Short problem:
Below is a listing; print exactly its lines from the one containing "Reproduce this chart with React, TypeScript" down to the one containing "0.195, to: 0.395", both inclusive, with every picture left out.

----

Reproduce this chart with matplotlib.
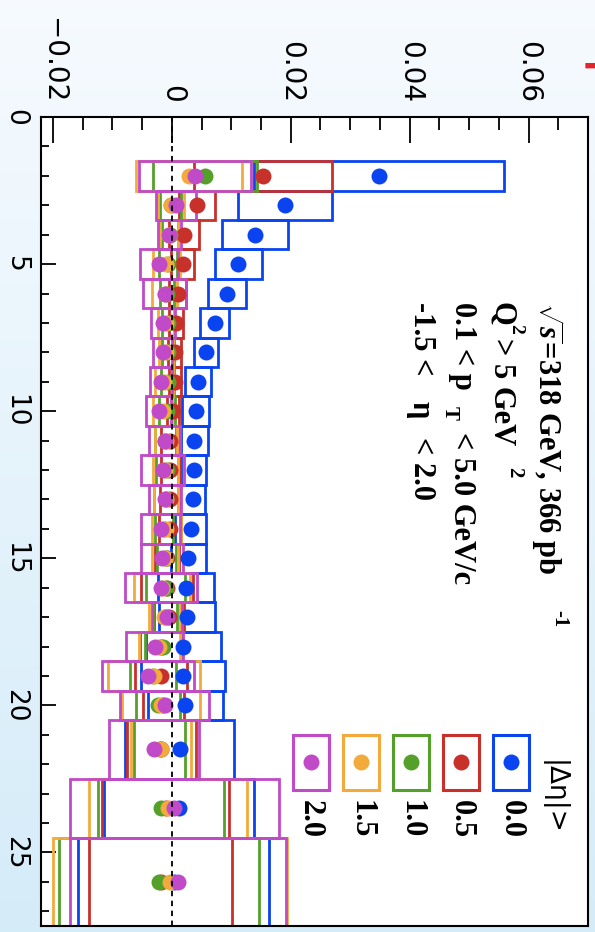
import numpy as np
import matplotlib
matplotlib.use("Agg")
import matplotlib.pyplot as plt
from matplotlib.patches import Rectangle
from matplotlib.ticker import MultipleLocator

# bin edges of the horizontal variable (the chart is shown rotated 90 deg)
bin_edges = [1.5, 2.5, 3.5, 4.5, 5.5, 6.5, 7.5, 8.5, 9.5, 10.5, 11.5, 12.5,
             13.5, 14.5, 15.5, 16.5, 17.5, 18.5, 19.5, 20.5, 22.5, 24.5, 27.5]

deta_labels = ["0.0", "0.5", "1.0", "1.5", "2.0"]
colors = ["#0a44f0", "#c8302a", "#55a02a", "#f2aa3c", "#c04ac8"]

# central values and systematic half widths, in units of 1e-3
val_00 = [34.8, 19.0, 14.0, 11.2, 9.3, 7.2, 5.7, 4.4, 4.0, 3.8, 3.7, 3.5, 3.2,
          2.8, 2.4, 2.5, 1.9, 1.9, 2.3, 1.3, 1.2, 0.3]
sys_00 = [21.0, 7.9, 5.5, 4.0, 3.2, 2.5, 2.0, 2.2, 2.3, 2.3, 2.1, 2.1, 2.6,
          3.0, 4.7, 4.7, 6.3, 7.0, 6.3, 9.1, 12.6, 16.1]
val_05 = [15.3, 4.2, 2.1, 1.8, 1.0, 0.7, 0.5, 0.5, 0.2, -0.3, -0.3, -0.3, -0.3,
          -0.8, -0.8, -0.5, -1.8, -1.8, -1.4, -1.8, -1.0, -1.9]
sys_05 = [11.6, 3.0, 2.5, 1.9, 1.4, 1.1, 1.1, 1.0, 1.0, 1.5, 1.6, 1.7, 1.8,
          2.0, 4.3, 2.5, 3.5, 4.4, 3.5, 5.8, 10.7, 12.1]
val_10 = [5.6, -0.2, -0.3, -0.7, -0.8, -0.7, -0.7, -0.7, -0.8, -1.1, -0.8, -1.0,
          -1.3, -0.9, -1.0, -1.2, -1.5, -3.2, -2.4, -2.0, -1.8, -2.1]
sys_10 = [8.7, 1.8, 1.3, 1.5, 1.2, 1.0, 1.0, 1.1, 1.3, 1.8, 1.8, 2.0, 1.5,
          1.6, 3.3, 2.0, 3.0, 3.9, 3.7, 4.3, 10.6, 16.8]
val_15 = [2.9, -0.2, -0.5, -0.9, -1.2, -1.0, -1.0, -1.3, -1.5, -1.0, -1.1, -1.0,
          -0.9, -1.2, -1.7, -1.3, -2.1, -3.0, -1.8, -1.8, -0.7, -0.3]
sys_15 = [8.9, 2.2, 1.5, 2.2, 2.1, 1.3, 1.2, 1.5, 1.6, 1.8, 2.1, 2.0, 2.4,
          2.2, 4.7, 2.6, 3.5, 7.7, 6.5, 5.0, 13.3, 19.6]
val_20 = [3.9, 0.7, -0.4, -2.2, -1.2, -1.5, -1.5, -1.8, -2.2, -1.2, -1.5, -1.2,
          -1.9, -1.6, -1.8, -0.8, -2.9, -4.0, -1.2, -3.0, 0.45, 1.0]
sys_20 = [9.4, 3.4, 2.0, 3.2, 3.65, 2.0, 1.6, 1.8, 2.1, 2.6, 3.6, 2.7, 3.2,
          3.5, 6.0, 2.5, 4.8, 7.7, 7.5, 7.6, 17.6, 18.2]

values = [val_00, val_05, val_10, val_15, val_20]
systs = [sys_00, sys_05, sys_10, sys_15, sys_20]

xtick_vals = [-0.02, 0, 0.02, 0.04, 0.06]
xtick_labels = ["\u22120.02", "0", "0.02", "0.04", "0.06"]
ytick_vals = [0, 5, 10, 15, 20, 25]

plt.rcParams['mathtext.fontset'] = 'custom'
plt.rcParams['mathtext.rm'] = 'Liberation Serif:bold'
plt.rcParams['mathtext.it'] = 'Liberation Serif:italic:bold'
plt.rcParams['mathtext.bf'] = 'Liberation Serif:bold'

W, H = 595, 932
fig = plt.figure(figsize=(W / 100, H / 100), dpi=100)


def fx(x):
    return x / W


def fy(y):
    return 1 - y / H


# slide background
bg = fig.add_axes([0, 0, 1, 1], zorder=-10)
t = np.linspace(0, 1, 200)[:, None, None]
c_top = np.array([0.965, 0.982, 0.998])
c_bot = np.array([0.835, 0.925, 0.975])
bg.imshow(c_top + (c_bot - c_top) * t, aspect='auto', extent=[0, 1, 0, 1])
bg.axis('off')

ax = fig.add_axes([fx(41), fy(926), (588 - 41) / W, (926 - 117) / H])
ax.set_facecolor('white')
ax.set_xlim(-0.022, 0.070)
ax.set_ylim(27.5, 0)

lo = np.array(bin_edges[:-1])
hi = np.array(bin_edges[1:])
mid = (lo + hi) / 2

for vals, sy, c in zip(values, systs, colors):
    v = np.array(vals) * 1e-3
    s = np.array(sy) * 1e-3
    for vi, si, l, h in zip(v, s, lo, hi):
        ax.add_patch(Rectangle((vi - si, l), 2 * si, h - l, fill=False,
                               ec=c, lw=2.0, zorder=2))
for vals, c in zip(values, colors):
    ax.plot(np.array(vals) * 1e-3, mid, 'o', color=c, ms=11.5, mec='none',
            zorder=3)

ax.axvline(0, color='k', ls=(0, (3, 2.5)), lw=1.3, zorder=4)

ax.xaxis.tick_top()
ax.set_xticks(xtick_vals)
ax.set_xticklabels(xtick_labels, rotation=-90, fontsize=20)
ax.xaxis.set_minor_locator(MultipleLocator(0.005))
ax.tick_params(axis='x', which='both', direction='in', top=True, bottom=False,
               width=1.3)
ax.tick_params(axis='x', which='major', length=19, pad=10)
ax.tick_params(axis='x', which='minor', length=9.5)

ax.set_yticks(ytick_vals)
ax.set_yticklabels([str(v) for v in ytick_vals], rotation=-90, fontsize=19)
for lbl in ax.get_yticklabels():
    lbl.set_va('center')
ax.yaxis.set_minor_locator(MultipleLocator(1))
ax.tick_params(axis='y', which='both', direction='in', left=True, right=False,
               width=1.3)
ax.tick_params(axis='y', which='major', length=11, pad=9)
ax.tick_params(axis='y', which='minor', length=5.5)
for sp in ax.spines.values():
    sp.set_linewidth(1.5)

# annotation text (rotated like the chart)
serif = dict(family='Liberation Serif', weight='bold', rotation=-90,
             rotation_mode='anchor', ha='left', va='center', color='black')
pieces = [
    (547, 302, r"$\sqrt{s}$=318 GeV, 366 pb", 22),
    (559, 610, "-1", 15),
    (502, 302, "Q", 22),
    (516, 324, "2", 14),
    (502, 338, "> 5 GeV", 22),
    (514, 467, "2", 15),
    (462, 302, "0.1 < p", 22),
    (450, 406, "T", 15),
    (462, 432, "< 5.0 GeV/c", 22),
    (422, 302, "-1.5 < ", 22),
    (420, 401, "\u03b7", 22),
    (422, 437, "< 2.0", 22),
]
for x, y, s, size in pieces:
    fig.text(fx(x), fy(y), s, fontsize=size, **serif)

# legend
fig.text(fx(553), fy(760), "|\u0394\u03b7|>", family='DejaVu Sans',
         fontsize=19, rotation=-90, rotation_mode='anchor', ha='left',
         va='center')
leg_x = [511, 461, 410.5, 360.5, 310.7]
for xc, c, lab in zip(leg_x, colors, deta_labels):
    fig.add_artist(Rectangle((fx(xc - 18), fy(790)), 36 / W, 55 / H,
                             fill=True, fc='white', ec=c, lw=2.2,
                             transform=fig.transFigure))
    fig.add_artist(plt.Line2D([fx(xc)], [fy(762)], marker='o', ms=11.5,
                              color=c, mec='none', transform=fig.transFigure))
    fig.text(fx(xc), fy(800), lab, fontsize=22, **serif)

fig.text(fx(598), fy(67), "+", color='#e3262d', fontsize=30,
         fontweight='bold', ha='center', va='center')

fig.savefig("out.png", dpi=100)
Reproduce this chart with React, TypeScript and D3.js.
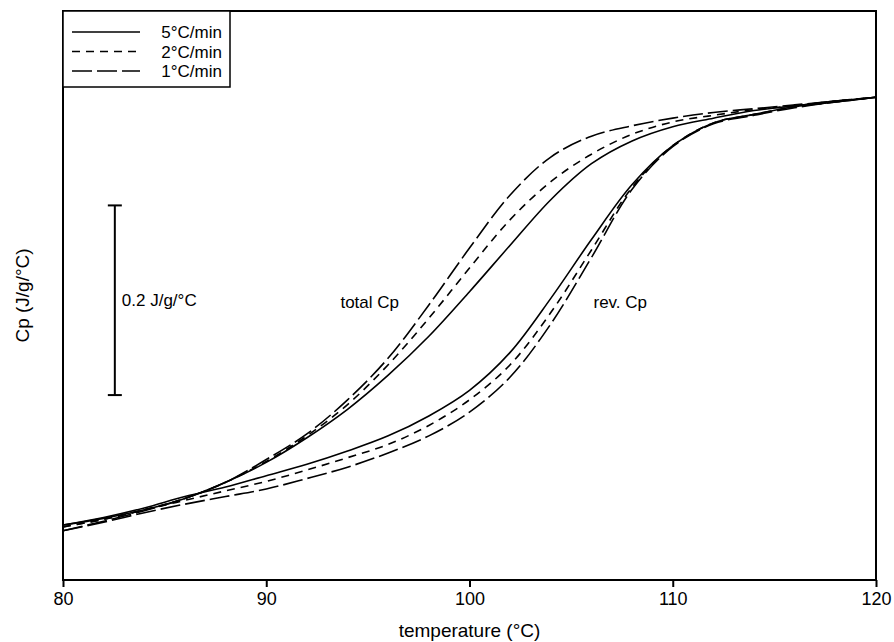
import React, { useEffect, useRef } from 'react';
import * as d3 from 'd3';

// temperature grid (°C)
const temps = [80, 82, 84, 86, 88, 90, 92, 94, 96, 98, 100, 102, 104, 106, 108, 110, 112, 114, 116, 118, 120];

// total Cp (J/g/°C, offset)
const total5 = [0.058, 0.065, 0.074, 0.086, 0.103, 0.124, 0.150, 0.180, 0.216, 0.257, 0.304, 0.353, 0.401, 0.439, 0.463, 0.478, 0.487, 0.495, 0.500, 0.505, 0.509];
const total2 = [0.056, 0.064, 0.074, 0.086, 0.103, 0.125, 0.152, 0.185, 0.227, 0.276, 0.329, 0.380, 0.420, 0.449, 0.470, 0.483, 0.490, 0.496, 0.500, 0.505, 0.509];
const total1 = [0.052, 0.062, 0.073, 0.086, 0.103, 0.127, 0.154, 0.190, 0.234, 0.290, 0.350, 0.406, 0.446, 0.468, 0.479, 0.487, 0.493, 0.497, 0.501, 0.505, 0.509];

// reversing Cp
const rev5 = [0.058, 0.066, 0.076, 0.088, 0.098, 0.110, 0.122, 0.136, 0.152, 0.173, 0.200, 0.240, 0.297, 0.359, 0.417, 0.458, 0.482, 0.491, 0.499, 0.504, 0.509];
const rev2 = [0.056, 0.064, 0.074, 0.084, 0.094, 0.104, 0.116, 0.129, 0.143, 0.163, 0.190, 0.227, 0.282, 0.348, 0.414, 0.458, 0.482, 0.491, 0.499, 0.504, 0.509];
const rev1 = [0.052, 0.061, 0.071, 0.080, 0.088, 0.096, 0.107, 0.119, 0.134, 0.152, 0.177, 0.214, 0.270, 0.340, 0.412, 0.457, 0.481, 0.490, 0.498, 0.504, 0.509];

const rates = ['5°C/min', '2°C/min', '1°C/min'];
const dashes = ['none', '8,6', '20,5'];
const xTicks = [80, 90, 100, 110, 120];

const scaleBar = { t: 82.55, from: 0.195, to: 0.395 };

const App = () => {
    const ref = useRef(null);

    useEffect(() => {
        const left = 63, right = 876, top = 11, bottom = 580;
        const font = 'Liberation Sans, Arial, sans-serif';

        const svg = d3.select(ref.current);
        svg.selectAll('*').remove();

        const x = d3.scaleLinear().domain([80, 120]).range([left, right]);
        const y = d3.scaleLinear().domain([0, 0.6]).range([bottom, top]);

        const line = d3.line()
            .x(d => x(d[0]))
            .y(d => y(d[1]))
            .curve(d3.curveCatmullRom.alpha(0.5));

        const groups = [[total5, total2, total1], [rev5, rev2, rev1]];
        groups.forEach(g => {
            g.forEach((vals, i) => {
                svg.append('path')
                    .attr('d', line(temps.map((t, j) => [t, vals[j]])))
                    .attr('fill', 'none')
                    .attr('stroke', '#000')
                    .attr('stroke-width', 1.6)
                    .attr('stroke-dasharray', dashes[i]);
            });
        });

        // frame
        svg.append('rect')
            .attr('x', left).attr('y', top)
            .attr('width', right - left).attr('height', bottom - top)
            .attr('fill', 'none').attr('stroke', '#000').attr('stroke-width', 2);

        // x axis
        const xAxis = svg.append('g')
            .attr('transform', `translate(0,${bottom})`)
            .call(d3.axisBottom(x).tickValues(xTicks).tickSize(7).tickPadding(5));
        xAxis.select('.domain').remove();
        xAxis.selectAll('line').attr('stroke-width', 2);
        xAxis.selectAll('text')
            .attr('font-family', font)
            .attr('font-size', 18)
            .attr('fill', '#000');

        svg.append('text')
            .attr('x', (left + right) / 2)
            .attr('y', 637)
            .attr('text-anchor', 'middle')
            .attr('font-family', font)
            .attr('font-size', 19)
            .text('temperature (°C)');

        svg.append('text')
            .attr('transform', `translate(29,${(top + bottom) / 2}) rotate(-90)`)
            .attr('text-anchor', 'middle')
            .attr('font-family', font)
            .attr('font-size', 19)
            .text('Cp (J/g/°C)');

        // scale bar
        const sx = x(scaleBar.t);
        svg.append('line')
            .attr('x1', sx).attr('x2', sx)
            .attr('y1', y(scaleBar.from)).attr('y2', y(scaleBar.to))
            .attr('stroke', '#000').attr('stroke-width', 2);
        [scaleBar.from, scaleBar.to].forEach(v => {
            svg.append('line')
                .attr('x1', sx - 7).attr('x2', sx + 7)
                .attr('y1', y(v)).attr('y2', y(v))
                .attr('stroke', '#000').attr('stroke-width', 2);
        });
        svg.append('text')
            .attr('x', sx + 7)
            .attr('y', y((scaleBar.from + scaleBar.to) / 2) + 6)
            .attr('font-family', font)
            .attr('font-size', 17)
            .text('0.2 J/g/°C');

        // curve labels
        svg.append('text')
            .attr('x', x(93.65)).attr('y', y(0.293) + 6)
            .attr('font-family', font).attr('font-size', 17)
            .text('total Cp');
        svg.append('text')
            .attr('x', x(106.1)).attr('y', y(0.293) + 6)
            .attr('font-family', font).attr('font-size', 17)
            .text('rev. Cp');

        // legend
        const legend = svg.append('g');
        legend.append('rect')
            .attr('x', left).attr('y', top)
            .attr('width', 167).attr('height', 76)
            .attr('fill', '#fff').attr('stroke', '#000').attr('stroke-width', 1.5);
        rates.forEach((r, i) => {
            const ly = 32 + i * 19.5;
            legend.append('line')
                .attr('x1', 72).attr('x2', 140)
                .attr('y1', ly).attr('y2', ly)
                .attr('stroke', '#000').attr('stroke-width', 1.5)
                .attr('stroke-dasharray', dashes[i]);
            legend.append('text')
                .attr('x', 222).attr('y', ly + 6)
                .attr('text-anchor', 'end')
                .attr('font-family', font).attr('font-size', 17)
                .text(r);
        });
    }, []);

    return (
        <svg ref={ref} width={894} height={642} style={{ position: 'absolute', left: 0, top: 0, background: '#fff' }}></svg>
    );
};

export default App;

----

Worked solution:
Reproduce this chart with React, TypeScript and D3.js.
import React, { useEffect, useRef } from 'react';
import * as d3 from 'd3';

// temperature grid (°C)
const temps = [80, 82, 84, 86, 88, 90, 92, 94, 96, 98, 100, 102, 104, 106, 108, 110, 112, 114, 116, 118, 120];

// total Cp (J/g/°C, offset)
const total5 = [0.058, 0.065, 0.074, 0.086, 0.103, 0.124, 0.150, 0.180, 0.216, 0.257, 0.304, 0.353, 0.401, 0.439, 0.463, 0.478, 0.487, 0.495, 0.500, 0.505, 0.509];
const total2 = [0.056, 0.064, 0.074, 0.086, 0.103, 0.125, 0.152, 0.185, 0.227, 0.276, 0.329, 0.380, 0.420, 0.449, 0.470, 0.483, 0.490, 0.496, 0.500, 0.505, 0.509];
const total1 = [0.052, 0.062, 0.073, 0.086, 0.103, 0.127, 0.154, 0.190, 0.234, 0.290, 0.350, 0.406, 0.446, 0.468, 0.479, 0.487, 0.493, 0.497, 0.501, 0.505, 0.509];

// reversing Cp
const rev5 = [0.058, 0.066, 0.076, 0.088, 0.098, 0.110, 0.122, 0.136, 0.152, 0.173, 0.200, 0.240, 0.297, 0.359, 0.417, 0.458, 0.482, 0.491, 0.499, 0.504, 0.509];
const rev2 = [0.056, 0.064, 0.074, 0.084, 0.094, 0.104, 0.116, 0.129, 0.143, 0.163, 0.190, 0.227, 0.282, 0.348, 0.414, 0.458, 0.482, 0.491, 0.499, 0.504, 0.509];
const rev1 = [0.052, 0.061, 0.071, 0.080, 0.088, 0.096, 0.107, 0.119, 0.134, 0.152, 0.177, 0.214, 0.270, 0.340, 0.412, 0.457, 0.481, 0.490, 0.498, 0.504, 0.509];

const rates = ['5°C/min', '2°C/min', '1°C/min'];
const dashes = ['none', '8,6', '20,5'];
const xTicks = [80, 90, 100, 110, 120];

const scaleBar = { t: 82.55, from: 0.195, to: 0.395 };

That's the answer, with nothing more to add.